A series of attacks and smear campaigns targeting prominent Ukrainian journalists has cast a shadow over Volodymyr Zelenskyy’s record on safeguarding media freedom.
In a rare statement since Russia’s full-scale invasion of Ukraine in 2022, Mediarukh, an association of media outlets and watchdogs, on Wednesday directly called on the country’s president to “resolutely condemn” the attacks and “take over control of the investigation” in order to find out who the culprits were.
“Unknown aggressors are trying to smear Ukrainian journalists as ‘enemies of the people’, Russian agents, drug addicts, and to discredit their professional work,” the statement said. “There is surveillance, wiretapping and a violation of journalists’ right to privacy — all with the aim of putting pressure on independent media.”
Zelenskyy on Wednesday said the domestic security service (SBU) had launched an investigation into the monitoring of journalists, adding: “Any pressure on journalists is unacceptable.”
Ukraine’s media freedom has been partly curtailed over what the government has said were national security concerns since the Russian invasion, with Reporters Without Borders warning that the war “threatens the survival of the Ukrainian media”.
While journalists have been subject to online intimidation and smear campaigns before, in the past few days this has escalated into harassment in real life. Investigative journalist Yuriy Nikolov, who exposed corruption in the defence ministry, was targeted by several men on Sunday, who banged on his door, yelling that he would be sent to the front line, and plastered signs that called him a “traitor” and “provocateur”.
Nikolov’s articles led to the resignation of defence minister Oleskiy Reznikov, who was not directly accused of graft, and Zelenskyy saying he would demand greater transparency and reforms.
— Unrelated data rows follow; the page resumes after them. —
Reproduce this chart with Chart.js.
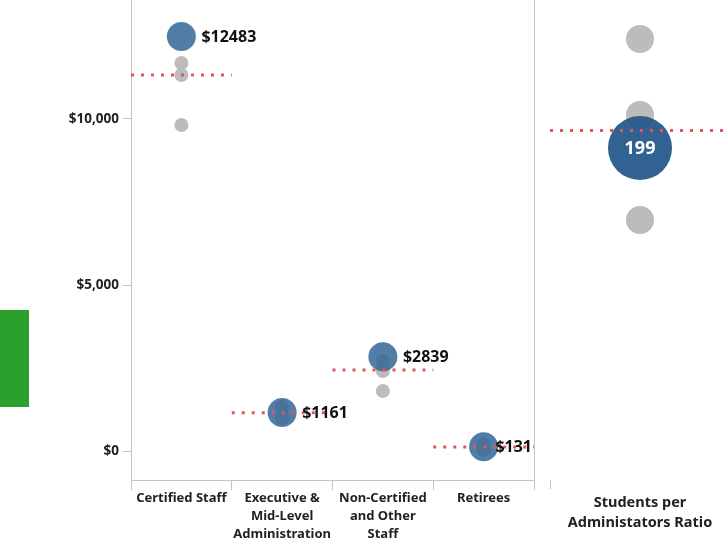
<!DOCTYPE html>
<html>
<head>
<meta charset="utf-8">
<script src="https://cdn.jsdelivr.net/npm/chart.js@4.4.1/dist/chart.umd.min.js"></script>
<style>
  html, body { margin: 0; padding: 0; background: #fff; overflow: hidden; }
  #main { position: absolute; left: 0; top: 0; }
  #ratio { position: absolute; left: 540px; top: 0; }
  #swatch { position: absolute; left: 0; top: 310px; width: 29px; height: 97px; background: #2ca02c; }
</style>
</head>
<body>
<div id="swatch"></div>
<canvas id="main" width="540" height="539"></canvas>
<canvas id="ratio" width="190" height="539"></canvas>

<script>
  // cost per student, by category
  const categories = [
    ["Certified Staff"],
    ["Executive &", "Mid-Level", "Administration"],
    ["Non-Certified", "and Other", "Staff"],
    ["Retirees"],
  ];
  const districtCost = [12483, 1161, 2839, 131];
  const peerCostA = [11687, 1330, 2711, 210];
  const peerCostB = [11325, 1130, 2410, 110];
  const peerCostC = [9819, 990, 1807, 30];
  const costTicks = [0, 5000, 10000];

  // students per administrator
  const ratioLabel = [["Students per", "Administators Ratio"]];
  const districtRatio = [199];
  const peerRatio = [253.5, 215.5, 163];

  const FONT = "'Noto Sans', sans-serif";
  const BLUE = "rgba(52, 102, 150, 0.85)";
  const DARK_BLUE = "rgba(38, 90, 140, 0.95)";
  const GRAY = "#bcbcbc";
  const RED = "#e15759";
  const AXIS = "#c4c4c4";

  // labels next to the highlighted marks
  const valueLabels = {
    id: "valueLabels",
    afterDatasetsDraw(chart, args, opts) {
      const meta = chart.getDatasetMeta(opts.dataset);
      const ctx = chart.ctx;
      ctx.save();
      ctx.font = opts.font;
      ctx.fillStyle = opts.color;
      ctx.textBaseline = "middle";
      ctx.textAlign = "left";
      meta.data.forEach((pt, i) => {
        const text = opts.format(chart.data.datasets[opts.dataset].data[i].y);
        const w = ctx.measureText(text).width;
        let x = opts.centered ? pt.x - w / 2 : pt.x + opts.dx;
        if (!opts.centered) x = Math.min(x, chart.chartArea.right - w - 2);
        ctx.fillText(text, x, pt.y + 1);
      });
      ctx.restore();
    },
  };

  function mean(vals) {
    return vals.reduce((a, b) => a + b, 0) / vals.length;
  }

  function noPad(s) {
    s.paddingTop = 0;
    s.paddingBottom = 0;
    s.paddingLeft = 0;
    s.paddingRight = 0;
  }

  // main panel
  const avgLines = categories.map((c, i) => {
    const avg = mean([districtCost[i], peerCostA[i], peerCostB[i], peerCostC[i]]);
    return {
      data: [{ x: i - 0.5, y: avg }, { x: i + 0.5, y: avg }],
      xAxisID: "xl",
      showLine: true,
      pointRadius: 0,
      borderColor: RED,
      borderWidth: 3,
      borderDash: [3, 7],
      order: 0,
      clip: false,
    };
  });

  const peerPoints = [];
  [peerCostA, peerCostB, peerCostC].forEach((arr) => {
    arr.forEach((v, i) => peerPoints.push({ x: i, y: v }));
  });

  new Chart(document.getElementById("main").getContext("2d"), {
    type: "scatter",
    data: {
      datasets: [
        ...avgLines,
        {
          data: districtCost.map((v, i) => ({ x: i, y: v })),
          xAxisID: "xl",
          pointRadius: 14.5,
          backgroundColor: BLUE,
          borderWidth: 0,
          order: 1,
          clip: false,
        },
        {
          data: peerPoints,
          xAxisID: "xl",
          pointRadius: 7,
          backgroundColor: GRAY,
          borderWidth: 0,
          order: 2,
          clip: false,
        },
      ],
    },
    options: {
      responsive: false,
      animation: false,
      layout: { padding: 0, autoPadding: false },
      plugins: {
        legend: { display: false },
        tooltip: { enabled: false },
        valueLabels: {
          dataset: categories.length,
          font: "bold 16px " + FONT,
          color: "#111",
          dx: 20,
          format: (v) => "$" + v,
        },
      },
      scales: {
        x: {
          type: "category",
          labels: categories,
          offset: true,
          grid: { offset: true, drawOnChartArea: false, tickLength: 10, color: AXIS },
          border: { color: AXIS },
          ticks: {
            font: { family: FONT, weight: "bold", size: 13, lineHeight: 18 / 13 },
            color: "#222",
            padding: -1,
            maxRotation: 0,
            autoSkip: false,
          },
          afterFit(s) { s.height = 59; noPad(s); },
        },
        xl: { type: "linear", display: false, min: -0.5, max: 3.5 },
        y: {
          type: "linear",
          min: -873,
          max: 13584,
          afterBuildTicks(s) { s.ticks = costTicks.map((v) => ({ value: v })); },
          grid: { drawOnChartArea: false, tickLength: 8, color: AXIS },
          border: { color: AXIS },
          ticks: {
            font: { family: FONT, weight: "bold", size: 13.5 },
            color: "#222",
            padding: 4,
            callback: (v) => "$" + v.toLocaleString("en-US"),
          },
          afterFit(s) { s.width = 131; noPad(s); },
        },
        yr: {
          type: "linear",
          position: "right",
          ticks: { display: false },
          grid: { display: false },
          border: { color: AXIS },
          afterFit(s) { s.width = 6; noPad(s); },
        },
      },
    },
    plugins: [valueLabels],
  });

  // ratio panel
  const ratioAvg = mean([districtRatio[0], ...peerRatio]);

  new Chart(document.getElementById("ratio").getContext("2d"), {
    type: "scatter",
    data: {
      datasets: [
        {
          data: [{ x: -0.5, y: ratioAvg }, { x: 0.5, y: ratioAvg }],
          xAxisID: "xl",
          showLine: true,
          pointRadius: 0,
          borderColor: RED,
          borderWidth: 3,
          borderDash: [3, 7],
          order: 0,
          clip: false,
        },
        {
          data: districtRatio.map((v) => ({ x: 0, y: v })),
          xAxisID: "xl",
          pointRadius: 32,
          backgroundColor: DARK_BLUE,
          borderWidth: 0,
          order: 1,
          clip: false,
        },
        {
          data: peerRatio.map((v) => ({ x: 0, y: v })),
          xAxisID: "xl",
          pointRadius: 14,
          backgroundColor: GRAY,
          borderWidth: 0,
          order: 2,
          clip: false,
        },
      ],
    },
    options: {
      responsive: false,
      animation: false,
      layout: { padding: { left: 10 }, autoPadding: false },
      plugins: {
        legend: { display: false },
        tooltip: { enabled: false },
        valueLabels: {
          dataset: 1,
          centered: true,
          font: "bold 18px " + FONT,
          color: "#fff",
          format: (v) => String(v),
        },
      },
      scales: {
        x: {
          type: "category",
          labels: ratioLabel,
          offset: true,
          grid: { offset: true, drawOnChartArea: false, tickLength: 9, color: AXIS },
          border: { display: false },
          ticks: {
            font: { family: FONT, weight: "bold", size: 14.5, lineHeight: 20 / 14.5 },
            color: "#222",
            padding: 4,
            maxRotation: 0,
          },
          afterFit(s) { s.height = 59; noPad(s); },
        },
        xl: { type: "linear", display: false, min: -0.5, max: 0.5 },
        y: { type: "linear", display: false, min: 33, max: 273 },
      },
    },
    plugins: [valueLabels],
  });
</script>
</body>
</html>
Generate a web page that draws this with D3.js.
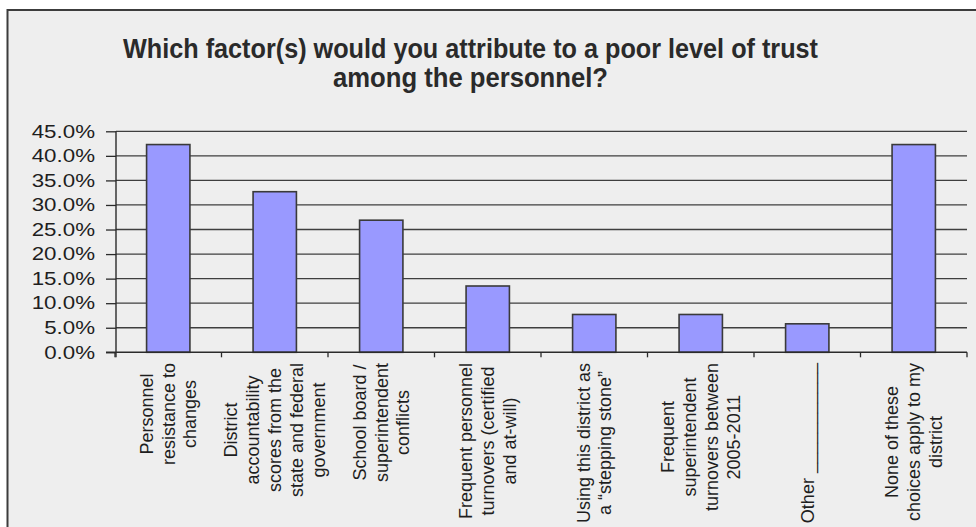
<!DOCTYPE html>
<html>
<head>
<meta charset="utf-8">
<script src="https://cdn.jsdelivr.net/npm/d3@7"></script>
<style>
  html, body { margin: 0; padding: 0; background: #ffffff; }
  svg { display: block; }
  text { font-family: "Liberation Sans", Arial, sans-serif; fill: #1e1e1e; }
</style>
</head>
<body>
<svg id="chart" width="976" height="527"></svg>
<script>
// Survey responses: share of respondents choosing each factor
const categories = [
  ["Personnel", "resistance to", "changes"],
  ["District", "accountability", "scores from the", "state and federal", "government"],
  ["School board /", "superintendent", "conflicts"],
  ["Frequent personnel", "turnovers (certified", "and at-will)"],
  ["Using this district as", "a \u201cstepping stone\u201d"],
  ["Frequent", "superintendent", "turnovers between", "2005-2011"],
  ["Other ___________"],
  ["None of these", "choices apply to my", "district"]
];
const values = [0.423, 0.327, 0.269, 0.135, 0.077, 0.077, 0.058, 0.423];
const yTicks = [0, 0.05, 0.10, 0.15, 0.20, 0.25, 0.30, 0.35, 0.40, 0.45];
const titleLines = [
  "Which factor(s) would you attribute to a poor level of trust",
  "among the personnel?"
];

const svg = d3.select("#chart");
const W = 976, H = 527;
const plot = { left: 116, right: 967, top: 131.3, bottom: 352.3 };

// chart area with its frame
svg.append("rect")
  .attr("x", 7.5).attr("y", 10)
  .attr("width", W + 20).attr("height", H + 20)
  .attr("fill", "#eeeeee")
  .attr("stroke", "#3c3c3c").attr("stroke-width", 2);

// title
const titleWidths = [695, 275];
titleLines.forEach((t, i) => {
  svg.append("text")
    .attr("x", 470.5)
    .attr("y", 57.5 + i * 29)
    .attr("text-anchor", "middle")
    .attr("font-size", 28)
    .attr("font-weight", "bold")
    .attr("textLength", titleWidths[i])
    .attr("lengthAdjust", "spacingAndGlyphs")
    .style("fill", "#2a2a2a")
    .text(t);
});

const idx = categories.map((d, i) => i);
const pad = 0.593;
const x = d3.scaleBand()
  .domain(idx)
  .range([plot.left - 1, plot.right])
  .paddingInner(pad)
  .paddingOuter(pad / 2);

const y = d3.scaleLinear()
  .domain([0, 0.45])
  .range([plot.bottom, plot.top]);

// horizontal gridlines
svg.append("g")
  .selectAll("line")
  .data(yTicks.slice(1))
  .join("line")
  .attr("x1", plot.left).attr("x2", plot.right)
  .attr("y1", d => y(d)).attr("y2", d => y(d))
  .attr("stroke", "#3e3e3e").attr("stroke-width", 1.3);

// y axis with ticks and percentage labels
const yAxis = d3.axisLeft(y)
  .tickValues(yTicks)
  .tickFormat(d3.format(".1%"))
  .tickSize(10)
  .tickSizeOuter(0)
  .tickPadding(11);

const gy = svg.append("g")
  .attr("transform", `translate(${plot.left},0)`)
  .call(yAxis);
gy.select(".domain").remove();
gy.selectAll(".tick line").attr("stroke", "#2a2a2a").attr("stroke-width", 1.3);
gy.selectAll(".tick text")
  .attr("font-size", 18)
  .attr("font-family", "Liberation Sans, Arial, sans-serif")
  .style("fill", "#1e1e1e")
  .each(function () {
    // slightly widened glyphs
    const len = this.getComputedTextLength();
    d3.select(this)
      .attr("textLength", len * 1.24)
      .attr("lengthAdjust", "spacingAndGlyphs");
  });

// bars
svg.append("g")
  .selectAll("rect")
  .data(values)
  .join("rect")
  .attr("x", (d, i) => x(i))
  .attr("width", x.bandwidth())
  .attr("y", d => y(d))
  .attr("height", d => y(0) - y(d))
  .attr("fill", "#9999ff")
  .attr("stroke", "#3a3a3a")
  .attr("stroke-width", 1.6);

// axis lines
svg.append("line")
  .attr("x1", plot.left).attr("x2", plot.left)
  .attr("y1", y(0.45)).attr("y2", y(0) + 5)
  .attr("stroke", "#2a2a2a").attr("stroke-width", 1.4);
svg.append("line")
  .attr("x1", plot.left - 10).attr("x2", plot.right)
  .attr("y1", y(0)).attr("y2", y(0))
  .attr("stroke", "#2a2a2a").attr("stroke-width", 1.4);

// category boundary ticks below the x axis
const step = x.step();
const x0 = x.range()[0];
svg.append("g")
  .selectAll("line")
  .data(d3.range(categories.length + 1))
  .join("line")
  .attr("x1", d => x0 + d * step).attr("x2", d => x0 + d * step)
  .attr("y1", y(0)).attr("y2", y(0) + 5)
  .attr("stroke", "#2a2a2a").attr("stroke-width", 1.3);

// rotated, multi-line category labels
const lineGap = 21.8;
const labelTop = 363;
categories.forEach((lines, i) => {
  const cx = x(i) + x.bandwidth() / 2;
  const g = svg.append("g");
  const texts = lines.map((t, j) => {
    const lx = cx + (j - (lines.length - 1) / 2) * lineGap;
    return g.append("text")
      .attr("font-size", 18)
      .attr("text-anchor", "middle")
      .attr("dy", "0.35em")
      .attr("data-x", lx)
      .text(t);
  });
  const maxLen = d3.max(texts, t => t.node().getComputedTextLength());
  const cy = labelTop + maxLen / 2;
  texts.forEach(t => {
    t.attr("transform", `translate(${t.attr("data-x")},${cy}) rotate(-90)`);
  });
});
</script>
</body>
</html>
Pictures of the men engaged in the attack were soon published on pro-government Telegram channels, stoking accusations that the incident was carried out with the blessing of one of the law enforcement agencies.
Natalia Lyhachova, editor-in-chief of Detector Media, said the case showed how online attacks allegedly waged at the behest of the government against journalists working to hold power to account have moved into the physical world.
Pro-government online voices dubbing themselves the “information army” operate “in the most vile way”, she said, by “turning all critics of the government into Russian agents, evaders, enemies of the president and Ukraine”.
The incident targeting Nikolov was followed by what appeared to be a co-ordinated campaign to discredit Bihus.info, an investigative news outfit in Kyiv that has spent years exposing government corruption.
Denys Bihus, the group’s founder, said that several of his employees appeared to have been under surveillance, after a video appeared online allegedly showing some of them using illegal drugs during a private New Year’s Eve party. They had rented a cottage outside Kyiv where a camera had been installed without their knowledge, Bihus said.
The reporters’ phones were also likely to have been tapped for more than a year, he added, because the conversations included in the video date back as far as 2022.
The video was posted a day after Bihus.info published an investigation looking into reports prepared by a state-funded company, which analysed media articles “critical” of the Ukrainian president and his cabinet. The company is controlled by an MP in Zelenskyy’s party.
“I’m embarrassed by what I saw on the video,” Bihus said, but he added that it also showed “the special services have the time, inspiration and budgets to conduct systematic surveillance of the private lives of members of the investigation team”.
The SBU said on Wednesday that a criminal investigation had been opened into the illegal wiretapping and video recording of Bihus.info employees. “The SBU believes that the transparent and unimpeded work of independent and professional mass media is an important condition for the development of Ukraine as a democratic state,” it said in a statement.
The video was uploaded to a YouTube channel called “People’s Truth”, which according to Ukrainian fact checkers is led by a woman whose image was generated by artificial intelligence.
People’s Truth is similar in appearance and tactics to a 2013 project called “Ukrainian Lies”, which targeted prominent journalists and civil rights activists critical of the pro-Russia president at the time, Viktor Yanukovych.
Among the journalists targeted a decade ago was Oksana Romaniuk, director of the Institute of Mass Information watchdog, whose email account was hacked and the contents published online.
“I am very sorry to see examples that remind me of the times of Yanukovych,” Romaniuk said earlier this week. “They definitely have no place in 2024.”
Politicians critical of Zelenskyy have seized on the opportunity to raise concerns.
Vitali Klitschko, mayor of Kyiv and Zelenskyy’s longtime political rival, has described the incidents as “oppression of independent journalists who do not like the government”.
“What is happening today destroys unity in the state, destroys democratic principles and damages the image of Ukraine,” Klitschko wrote on Telegram.
The head of the Ukrainian parliament’s committee on freedom of speech, Yaroslav Yurchyshyn, said the surveillance of Bihus.info’s journalists was “definitely pressure [and] illegal”.
Failure to investigate and find the culprits would confirm suspicions that law enforcement agencies were acting on behalf of some government figures, he added.